When you are given scenarios that go against your beliefs – The most egregious example of this is the recent case of a college professor  at Florida Atlantic University asking their class to write the name of Jesus on a piece of paper and then place that paper on the floor and step on it. Do you think any college would do this with the name of Mohammed?

This exercise was from a textbook (surprised?) and the class was supposed to discuss the importance of symbols in culture after completing this fun activity. This right here is a perfect example of an outright hostility to Christians. If anyone objects to this and refuses, like student Ryan Rotela did, they are suspended or generally looked down on. This weird predilection for making Christians look crazy or denigrating our religion at the expense of any other religion is not something I ever want my daughter to be faced with, but if she is I fully expect her to stand up for her beliefs regardless of the cost. I will always stand beside her for doing what is right and I want her to be fully confident in how we feel about this and expect her to act if she ever encounters something similar.

Your (our family’s) personal information

There is a growing list of examples where children are asked to collect information about their families socioeconomic status, habits and background.
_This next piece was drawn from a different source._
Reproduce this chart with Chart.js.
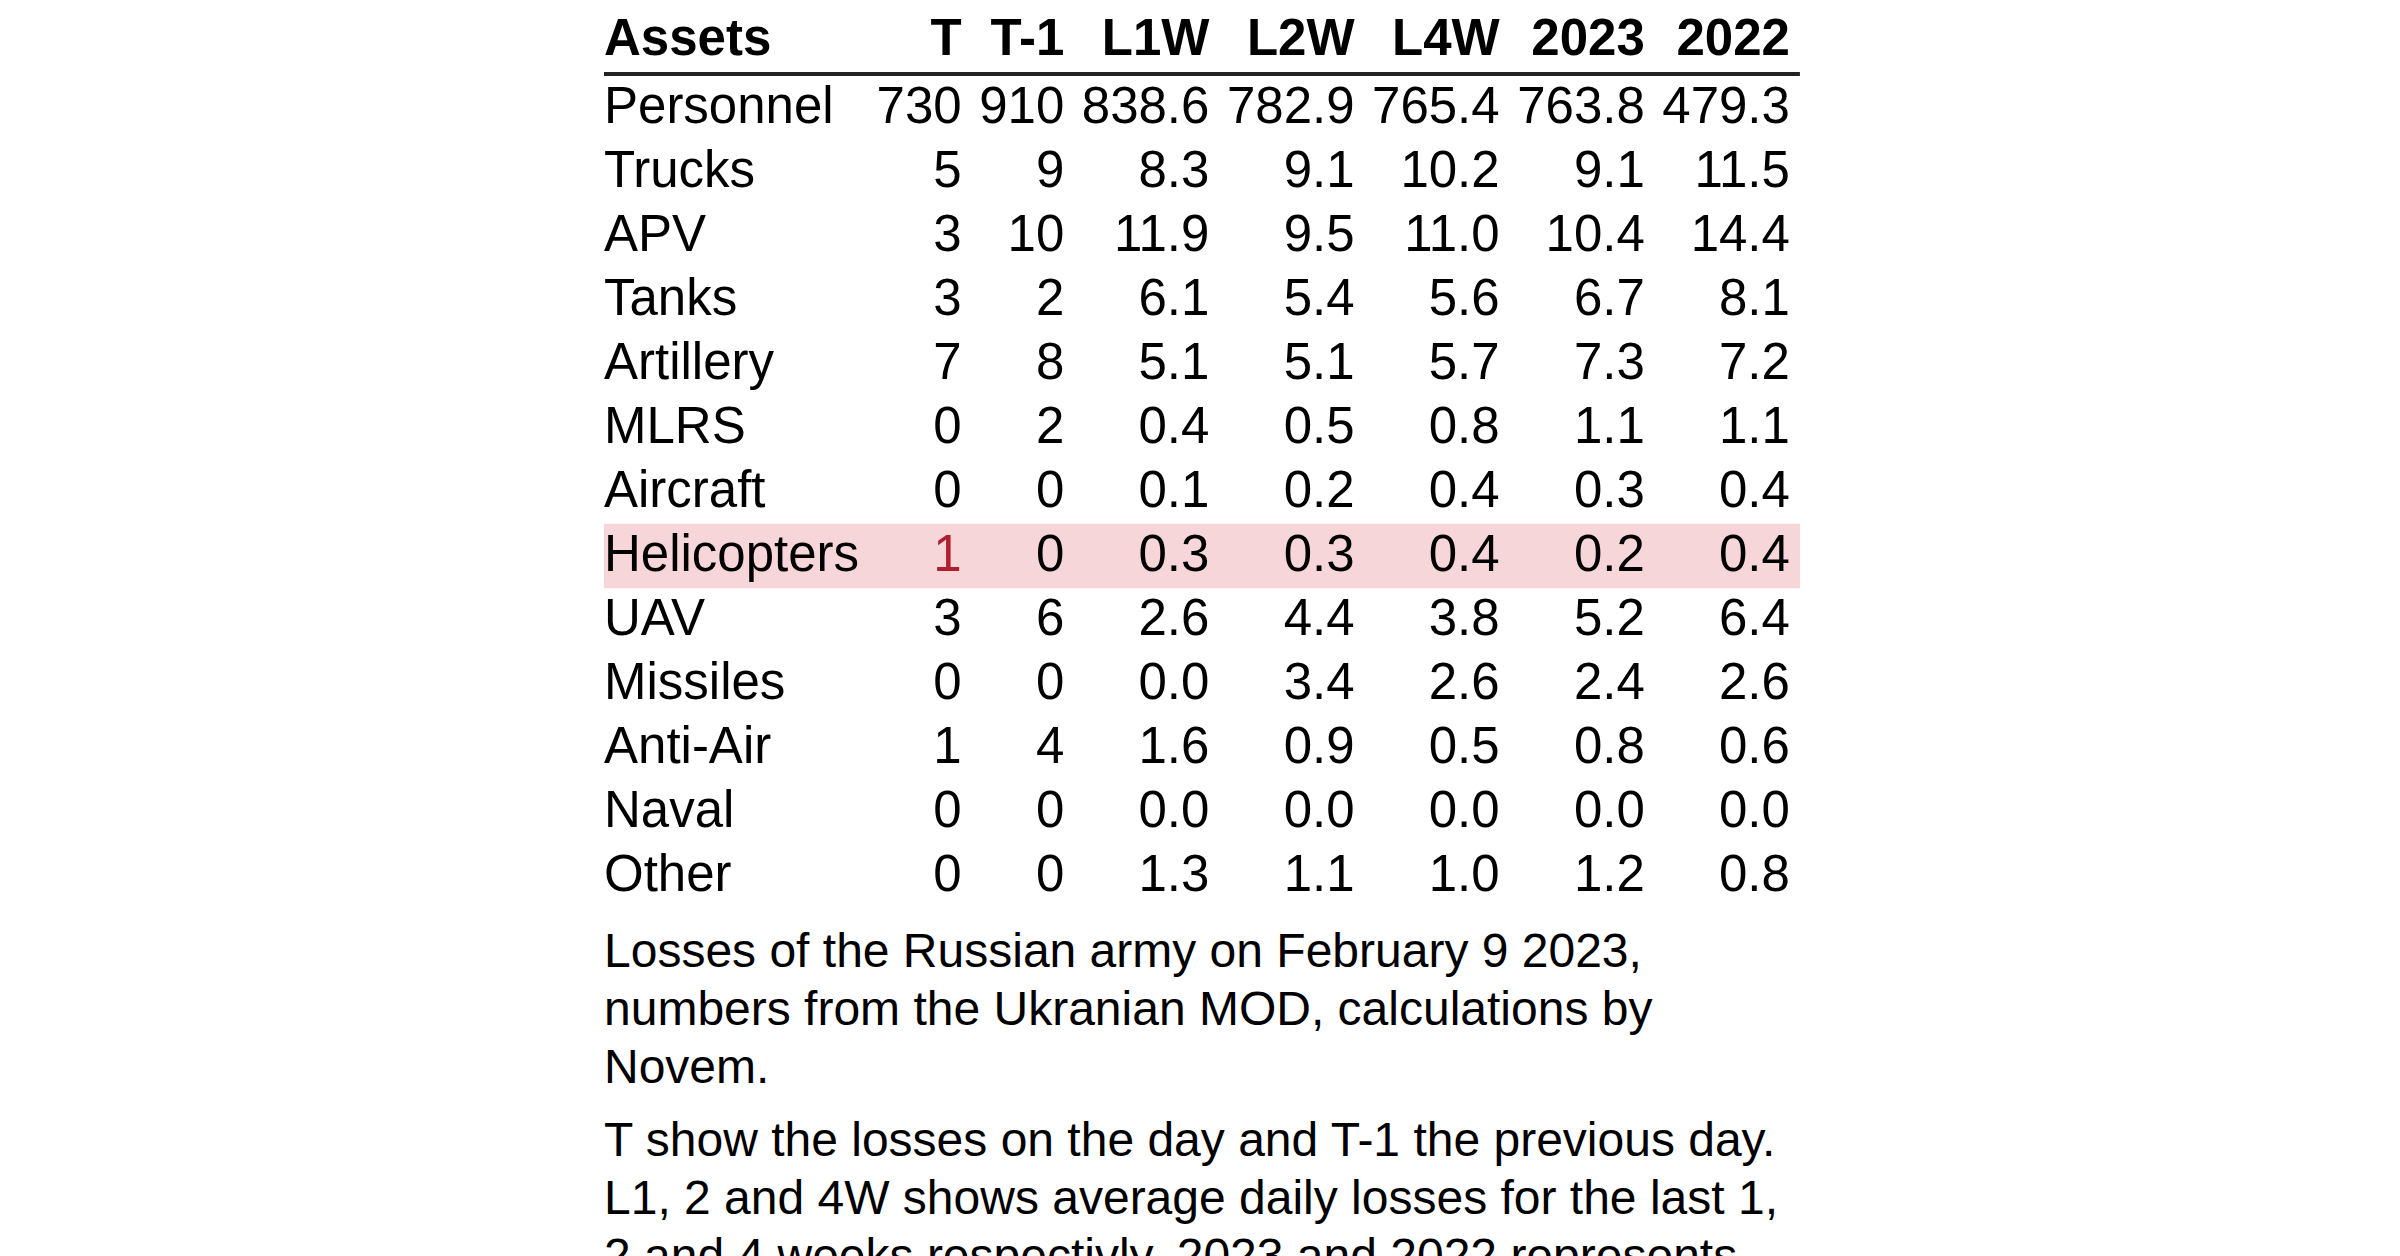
<!DOCTYPE html>
<html lang="en">
<head>
    <meta charset="UTF-8">
    <title>Russian army losses</title>
    <style>
        body, html {
            margin: 0;
            padding: 0;
            width: 2400px;
            height: 1256px;
            overflow: hidden;
            background: #ffffff;
            font-family: "Liberation Sans", Arial, sans-serif;
        }

        .table-box {
            position: absolute;
            left: 0;
            top: 0;
            width: 2400px;
            height: 910px;
        }

        .caption {
            position: absolute;
            left: 604px;
            top: 922px;
            width: 1196px;
            font-size: 48px;
            line-height: 58px;
            color: #000;
        }

        .caption p {
            margin: 0 0 15px 0;
        }
    </style>
</head>
<body>
    <div class="table-box">
        <canvas id="losses-table"></canvas>
    </div>

    <div class="caption">
        <p>Losses of the Russian army on February 9 2023, numbers from the Ukranian MOD, calculations by Novem.</p>
        <p>T show the losses on the day and T-1 the previous day. L1, 2 and 4W shows average daily losses for the last 1, 2 and 4 weeks respectivly. 2023 and 2022 represents the average daily losses for the respective years.</p>
    </div>

    <script src="https://cdn.jsdelivr.net/npm/chart.js"></script>
    <script>
        // Table data
        const assets = ['Personnel', 'Trucks', 'APV', 'Tanks', 'Artillery', 'MLRS', 'Aircraft',
                        'Helicopters', 'UAV', 'Missiles', 'Anti-Air', 'Naval', 'Other'];
        const columns = ['T', 'T-1', 'L1W', 'L2W', 'L4W', '2023', '2022'];
        const columnDecimals = [0, 0, 1, 1, 1, 1, 1];

        const lossT    = [730, 5, 3, 3, 7, 0, 0, 1, 3, 0, 1, 0, 0];
        const lossT1   = [910, 9, 10, 2, 8, 2, 0, 0, 6, 0, 4, 0, 0];
        const avgL1W   = [838.6, 8.3, 11.9, 6.1, 5.1, 0.4, 0.1, 0.3, 2.6, 0.0, 1.6, 0.0, 1.3];
        const avgL2W   = [782.9, 9.1, 9.5, 5.4, 5.1, 0.5, 0.2, 0.3, 4.4, 3.4, 0.9, 0.0, 1.1];
        const avgL4W   = [765.4, 10.2, 11.0, 5.6, 5.7, 0.8, 0.4, 0.4, 3.8, 2.6, 0.5, 0.0, 1.0];
        const avg2023  = [763.8, 9.1, 10.4, 6.7, 7.3, 1.1, 0.3, 0.2, 5.2, 2.4, 0.8, 0.0, 1.2];
        const avg2022  = [479.3, 11.5, 14.4, 8.1, 7.2, 1.1, 0.4, 0.4, 6.4, 2.6, 0.6, 0.0, 0.8];

        const highlightRows = ['Helicopters'];

        const series = [lossT, lossT1, avgL1W, avgL2W, avgL4W, avg2023, avg2022];

        // Fonts and styling
        const FONT_FAMILY = '"Liberation Sans", Arial, sans-serif';
        const BODY_FONT = '51px ' + FONT_FAMILY;
        const HEAD_FONT = 'bold 51px ' + FONT_FAMILY;
        const CELL_GAP = 17.5;
        const RIGHT_PAD = 10;
        const TABLE_LEFT = 604;
        const TABLE_TOP = 76;
        const ROW_HEIGHT = 64;

        function cellText(col, row) {
            return series[col][row].toFixed(columnDecimals[col]);
        }

        // Column widths like an auto-sized html table
        const mctx = document.createElement('canvas').getContext('2d');
        function textWidth(str, font) {
            mctx.font = font;
            return mctx.measureText(str).width;
        }

        const colRight = [];
        let firstWidth = textWidth('Assets', HEAD_FONT);
        assets.forEach(a => { firstWidth = Math.max(firstWidth, textWidth(a, BODY_FONT)); });
        colRight.push(firstWidth);
        columns.forEach((c, j) => {
            let w = textWidth(c, HEAD_FONT);
            assets.forEach((a, i) => { w = Math.max(w, textWidth(cellText(j, i), BODY_FONT)); });
            colRight.push(colRight[colRight.length - 1] + CELL_GAP + w);
        });
        const tableMax = colRight[colRight.length - 1] + RIGHT_PAD;

        // Text cells, header and rule drawn over the scales
        const tableText = {
            id: 'tableText',
            afterDatasetsDraw(chart) {
                const { ctx, scales: { x, y } } = chart;
                ctx.save();

                // header
                ctx.fillStyle = '#000';
                ctx.font = HEAD_FONT;
                ctx.textBaseline = 'alphabetic';
                const headY = y.top - 21;
                ctx.textAlign = 'left';
                ctx.fillText('Assets', x.getPixelForValue(0), headY);
                ctx.textAlign = 'right';
                columns.forEach((c, j) => {
                    ctx.fillText(c, x.getPixelForValue(colRight[j + 1]), headY);
                });

                // rule under header
                ctx.fillStyle = '#222';
                const x0 = x.getPixelForValue(0);
                const x1 = x.getPixelForValue(tableMax);
                ctx.fillRect(x0, y.top - 4, x1 - x0, 4);

                // body rows
                ctx.font = BODY_FONT;
                assets.forEach((a, i) => {
                    const base = y.getPixelForValue(i) + 15;
                    ctx.fillStyle = '#000';
                    ctx.textAlign = 'left';
                    ctx.fillText(a, x0, base);
                    ctx.textAlign = 'right';
                    columns.forEach((c, j) => {
                        const hot = j === 0 && highlightRows.includes(a);
                        ctx.fillStyle = hot ? '#b11f2e' : '#000';
                        ctx.fillText(cellText(j, i), x.getPixelForValue(colRight[j + 1]), base);
                    });
                });

                ctx.restore();
            }
        };

        const ctx = document.getElementById('losses-table').getContext('2d');
        new Chart(ctx, {
            type: 'bar',
            data: {
                labels: assets,
                datasets: [{
                    label: 'Highlight',
                    data: assets.map(a => highlightRows.includes(a) ? [0, tableMax] : null),
                    backgroundColor: '#f7d6da',
                    borderWidth: 0,
                    borderSkipped: false,
                    barPercentage: 1,
                    categoryPercentage: 1
                }]
            },
            options: {
                indexAxis: 'y',
                responsive: true,
                maintainAspectRatio: false,
                devicePixelRatio: 1,
                animation: false,
                events: [],
                layout: {
                    padding: {
                        left: TABLE_LEFT,
                        right: 2400 - TABLE_LEFT - tableMax,
                        top: TABLE_TOP,
                        bottom: 910 - TABLE_TOP - ROW_HEIGHT * assets.length
                    }
                },
                scales: {
                    x: { type: 'linear', display: false, min: 0, max: tableMax },
                    y: { type: 'category', display: false, offset: true }
                },
                plugins: {
                    legend: { display: false },
                    tooltip: { enabled: false }
                }
            },
            plugins: [tableText]
        });
    </script>
</body>
</html>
None of this information is necessary for the proper education of children and is only used to gain information using the child who doesn’t know better or who may be afraid to question anything they are told to do by their teachers. Surveys that ask information like what we may have in our home (guns), what our ages, occupation, health status, political philosophy, and education level have no bearing on the transfer of information to my child so anything like this is off limits to me and should be discussed with us first.

More serious is if they ask for any type of biometric data – blood samples, fingerprint, voice recording, eye scan, DNA samples as part of school program is not something I would allow. To counter this, some schools have been caught simply making the child submit without notifying the parents. There are far too many examples of privacy invasions with information we thought was secure. I don’t want anything as personal as eye scans being in the hands of some school system database.

I am sure I can think of other examples, but these are just off the top of my head. I didn’t get into safety as that could be an entire post by itself. My goal is to give my children some of the perspective I have but more importantly know my reasoning. I want nothing but the best for our children and by sharing concerns I have that they may not have considered I will ensure they know what to do when faced with situations like this in the future. I may not be able to be with them at all times, but they can know what I would want them to do.